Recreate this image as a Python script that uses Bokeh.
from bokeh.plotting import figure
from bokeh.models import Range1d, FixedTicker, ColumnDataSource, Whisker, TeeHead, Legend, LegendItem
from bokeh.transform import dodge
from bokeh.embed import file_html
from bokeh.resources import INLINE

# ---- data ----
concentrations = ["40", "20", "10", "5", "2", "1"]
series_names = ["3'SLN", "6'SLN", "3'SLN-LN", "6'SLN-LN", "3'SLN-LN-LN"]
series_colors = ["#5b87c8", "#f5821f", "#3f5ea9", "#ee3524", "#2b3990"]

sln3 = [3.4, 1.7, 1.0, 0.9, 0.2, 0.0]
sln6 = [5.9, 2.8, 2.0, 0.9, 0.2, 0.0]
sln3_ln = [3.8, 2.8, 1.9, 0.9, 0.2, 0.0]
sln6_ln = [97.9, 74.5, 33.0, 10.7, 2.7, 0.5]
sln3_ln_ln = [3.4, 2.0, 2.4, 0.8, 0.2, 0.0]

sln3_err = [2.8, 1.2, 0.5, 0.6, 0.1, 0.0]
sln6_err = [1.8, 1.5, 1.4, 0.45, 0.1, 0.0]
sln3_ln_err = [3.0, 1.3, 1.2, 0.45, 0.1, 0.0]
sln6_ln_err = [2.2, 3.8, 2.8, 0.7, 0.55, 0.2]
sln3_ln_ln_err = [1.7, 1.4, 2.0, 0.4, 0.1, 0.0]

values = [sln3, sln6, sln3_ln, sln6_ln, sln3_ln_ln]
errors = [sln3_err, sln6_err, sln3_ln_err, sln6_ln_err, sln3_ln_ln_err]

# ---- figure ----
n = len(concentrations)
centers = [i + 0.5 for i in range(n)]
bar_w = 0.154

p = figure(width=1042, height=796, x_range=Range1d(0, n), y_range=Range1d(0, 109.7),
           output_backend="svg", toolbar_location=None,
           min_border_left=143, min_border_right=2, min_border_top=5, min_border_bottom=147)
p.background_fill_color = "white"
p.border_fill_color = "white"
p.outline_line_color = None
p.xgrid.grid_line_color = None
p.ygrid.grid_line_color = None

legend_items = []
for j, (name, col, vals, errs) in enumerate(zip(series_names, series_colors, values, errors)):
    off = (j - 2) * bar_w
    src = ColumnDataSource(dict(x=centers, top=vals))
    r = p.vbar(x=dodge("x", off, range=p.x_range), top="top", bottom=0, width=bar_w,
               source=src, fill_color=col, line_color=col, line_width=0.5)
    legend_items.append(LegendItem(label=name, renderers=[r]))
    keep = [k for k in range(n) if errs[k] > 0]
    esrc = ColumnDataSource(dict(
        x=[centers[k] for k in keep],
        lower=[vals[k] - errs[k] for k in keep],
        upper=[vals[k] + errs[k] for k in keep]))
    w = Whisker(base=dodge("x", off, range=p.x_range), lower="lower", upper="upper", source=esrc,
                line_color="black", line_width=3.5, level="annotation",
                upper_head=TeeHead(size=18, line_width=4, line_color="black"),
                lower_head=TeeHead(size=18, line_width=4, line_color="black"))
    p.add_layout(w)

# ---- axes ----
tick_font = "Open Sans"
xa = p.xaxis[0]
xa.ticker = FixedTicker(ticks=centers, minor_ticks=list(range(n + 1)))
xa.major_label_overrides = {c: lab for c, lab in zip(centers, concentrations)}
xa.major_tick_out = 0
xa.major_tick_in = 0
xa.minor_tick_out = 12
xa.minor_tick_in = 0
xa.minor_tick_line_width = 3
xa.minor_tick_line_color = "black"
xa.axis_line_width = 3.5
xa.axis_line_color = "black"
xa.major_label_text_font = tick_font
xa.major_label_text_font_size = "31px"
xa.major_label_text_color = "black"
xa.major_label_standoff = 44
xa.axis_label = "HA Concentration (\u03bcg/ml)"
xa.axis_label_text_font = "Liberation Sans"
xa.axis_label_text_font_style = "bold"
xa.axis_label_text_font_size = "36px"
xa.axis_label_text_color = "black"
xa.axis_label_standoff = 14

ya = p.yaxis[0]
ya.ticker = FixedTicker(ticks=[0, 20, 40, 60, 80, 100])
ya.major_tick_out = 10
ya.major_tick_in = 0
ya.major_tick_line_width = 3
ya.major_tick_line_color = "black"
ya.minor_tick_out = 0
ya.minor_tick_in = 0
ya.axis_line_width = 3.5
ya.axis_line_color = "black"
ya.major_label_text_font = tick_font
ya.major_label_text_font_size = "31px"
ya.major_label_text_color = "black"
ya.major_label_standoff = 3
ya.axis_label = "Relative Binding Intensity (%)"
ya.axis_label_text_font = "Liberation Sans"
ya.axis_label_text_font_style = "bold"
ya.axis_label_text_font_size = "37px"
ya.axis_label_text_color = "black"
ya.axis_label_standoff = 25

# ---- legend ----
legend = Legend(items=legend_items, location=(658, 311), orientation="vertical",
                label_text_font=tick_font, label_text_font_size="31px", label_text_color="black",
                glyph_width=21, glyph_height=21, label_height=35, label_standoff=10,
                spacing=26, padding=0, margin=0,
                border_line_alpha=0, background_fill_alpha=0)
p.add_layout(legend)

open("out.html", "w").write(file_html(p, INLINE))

..........

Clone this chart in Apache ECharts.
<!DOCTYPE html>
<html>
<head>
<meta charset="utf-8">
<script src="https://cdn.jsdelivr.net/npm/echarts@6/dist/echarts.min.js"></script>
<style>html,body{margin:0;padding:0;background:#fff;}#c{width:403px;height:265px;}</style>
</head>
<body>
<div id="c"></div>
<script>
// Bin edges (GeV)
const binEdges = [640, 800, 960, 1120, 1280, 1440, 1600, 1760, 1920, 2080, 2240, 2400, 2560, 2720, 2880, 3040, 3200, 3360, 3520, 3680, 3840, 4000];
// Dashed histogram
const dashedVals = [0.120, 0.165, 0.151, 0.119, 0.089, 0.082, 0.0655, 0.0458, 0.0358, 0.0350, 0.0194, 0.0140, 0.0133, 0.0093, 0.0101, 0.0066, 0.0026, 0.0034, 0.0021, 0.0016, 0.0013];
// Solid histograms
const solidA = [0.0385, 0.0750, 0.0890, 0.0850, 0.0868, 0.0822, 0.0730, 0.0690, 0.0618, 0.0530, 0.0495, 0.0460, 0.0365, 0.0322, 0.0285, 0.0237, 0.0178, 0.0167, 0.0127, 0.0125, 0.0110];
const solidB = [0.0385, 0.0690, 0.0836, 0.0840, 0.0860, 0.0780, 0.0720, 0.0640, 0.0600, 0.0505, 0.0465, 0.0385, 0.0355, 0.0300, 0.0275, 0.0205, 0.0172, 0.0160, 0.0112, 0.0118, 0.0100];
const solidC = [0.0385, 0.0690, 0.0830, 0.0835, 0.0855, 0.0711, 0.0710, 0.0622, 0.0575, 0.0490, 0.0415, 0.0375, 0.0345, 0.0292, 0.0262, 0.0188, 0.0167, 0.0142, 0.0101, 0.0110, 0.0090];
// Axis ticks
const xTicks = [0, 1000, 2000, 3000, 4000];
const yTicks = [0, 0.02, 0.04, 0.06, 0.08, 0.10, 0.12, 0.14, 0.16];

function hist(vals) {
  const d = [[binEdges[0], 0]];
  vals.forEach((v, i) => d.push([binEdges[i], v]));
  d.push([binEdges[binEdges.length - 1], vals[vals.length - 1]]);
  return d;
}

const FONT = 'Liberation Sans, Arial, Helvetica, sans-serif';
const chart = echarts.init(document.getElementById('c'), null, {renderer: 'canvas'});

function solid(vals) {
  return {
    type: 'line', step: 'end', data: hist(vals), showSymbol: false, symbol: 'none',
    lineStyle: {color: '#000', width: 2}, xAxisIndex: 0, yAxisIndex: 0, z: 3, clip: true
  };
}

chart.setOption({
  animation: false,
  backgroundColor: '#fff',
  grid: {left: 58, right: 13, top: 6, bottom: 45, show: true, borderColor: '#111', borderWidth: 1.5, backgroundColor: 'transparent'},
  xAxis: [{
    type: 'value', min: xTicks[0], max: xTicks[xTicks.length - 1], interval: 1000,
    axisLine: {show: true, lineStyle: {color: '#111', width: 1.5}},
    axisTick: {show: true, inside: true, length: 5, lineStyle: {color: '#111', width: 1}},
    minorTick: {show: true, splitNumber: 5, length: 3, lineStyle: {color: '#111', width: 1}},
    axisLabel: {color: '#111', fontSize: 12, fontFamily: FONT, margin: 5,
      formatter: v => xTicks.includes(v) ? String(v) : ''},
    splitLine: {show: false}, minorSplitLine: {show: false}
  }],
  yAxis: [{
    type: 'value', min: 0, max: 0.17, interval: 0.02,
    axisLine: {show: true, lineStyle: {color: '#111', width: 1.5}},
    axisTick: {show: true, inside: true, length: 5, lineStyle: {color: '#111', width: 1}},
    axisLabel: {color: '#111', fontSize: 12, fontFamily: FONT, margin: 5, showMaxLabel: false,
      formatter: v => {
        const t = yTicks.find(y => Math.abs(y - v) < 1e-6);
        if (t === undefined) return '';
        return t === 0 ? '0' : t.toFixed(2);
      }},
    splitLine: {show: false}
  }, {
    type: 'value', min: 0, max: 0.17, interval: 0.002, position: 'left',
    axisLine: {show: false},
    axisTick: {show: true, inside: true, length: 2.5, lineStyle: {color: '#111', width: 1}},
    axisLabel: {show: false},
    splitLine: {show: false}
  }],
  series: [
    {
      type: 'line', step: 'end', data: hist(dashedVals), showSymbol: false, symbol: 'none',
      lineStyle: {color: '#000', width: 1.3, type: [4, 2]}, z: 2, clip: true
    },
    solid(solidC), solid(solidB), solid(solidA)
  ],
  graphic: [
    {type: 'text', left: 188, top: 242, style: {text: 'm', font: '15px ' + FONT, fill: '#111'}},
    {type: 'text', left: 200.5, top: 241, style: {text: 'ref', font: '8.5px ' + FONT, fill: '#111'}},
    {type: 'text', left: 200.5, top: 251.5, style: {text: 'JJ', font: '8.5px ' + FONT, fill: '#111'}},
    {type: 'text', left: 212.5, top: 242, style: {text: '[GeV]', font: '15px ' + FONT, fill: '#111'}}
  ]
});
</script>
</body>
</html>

..........

Return, unchanged, the run of lines above that opens with the line containing "Recreate this image" and closes with the line containing "p.ygrid.grid_line_color = None". Include both.

Recreate this image as a Python script that uses Bokeh.
from bokeh.plotting import figure
from bokeh.models import Range1d, FixedTicker, ColumnDataSource, Whisker, TeeHead, Legend, LegendItem
from bokeh.transform import dodge
from bokeh.embed import file_html
from bokeh.resources import INLINE

# ---- data ----
concentrations = ["40", "20", "10", "5", "2", "1"]
series_names = ["3'SLN", "6'SLN", "3'SLN-LN", "6'SLN-LN", "3'SLN-LN-LN"]
series_colors = ["#5b87c8", "#f5821f", "#3f5ea9", "#ee3524", "#2b3990"]

sln3 = [3.4, 1.7, 1.0, 0.9, 0.2, 0.0]
sln6 = [5.9, 2.8, 2.0, 0.9, 0.2, 0.0]
sln3_ln = [3.8, 2.8, 1.9, 0.9, 0.2, 0.0]
sln6_ln = [97.9, 74.5, 33.0, 10.7, 2.7, 0.5]
sln3_ln_ln = [3.4, 2.0, 2.4, 0.8, 0.2, 0.0]

sln3_err = [2.8, 1.2, 0.5, 0.6, 0.1, 0.0]
sln6_err = [1.8, 1.5, 1.4, 0.45, 0.1, 0.0]
sln3_ln_err = [3.0, 1.3, 1.2, 0.45, 0.1, 0.0]
sln6_ln_err = [2.2, 3.8, 2.8, 0.7, 0.55, 0.2]
sln3_ln_ln_err = [1.7, 1.4, 2.0, 0.4, 0.1, 0.0]

values = [sln3, sln6, sln3_ln, sln6_ln, sln3_ln_ln]
errors = [sln3_err, sln6_err, sln3_ln_err, sln6_ln_err, sln3_ln_ln_err]

# ---- figure ----
n = len(concentrations)
centers = [i + 0.5 for i in range(n)]
bar_w = 0.154

p = figure(width=1042, height=796, x_range=Range1d(0, n), y_range=Range1d(0, 109.7),
           output_backend="svg", toolbar_location=None,
           min_border_left=143, min_border_right=2, min_border_top=5, min_border_bottom=147)
p.background_fill_color = "white"
p.border_fill_color = "white"
p.outline_line_color = None
p.xgrid.grid_line_color = None
p.ygrid.grid_line_color = None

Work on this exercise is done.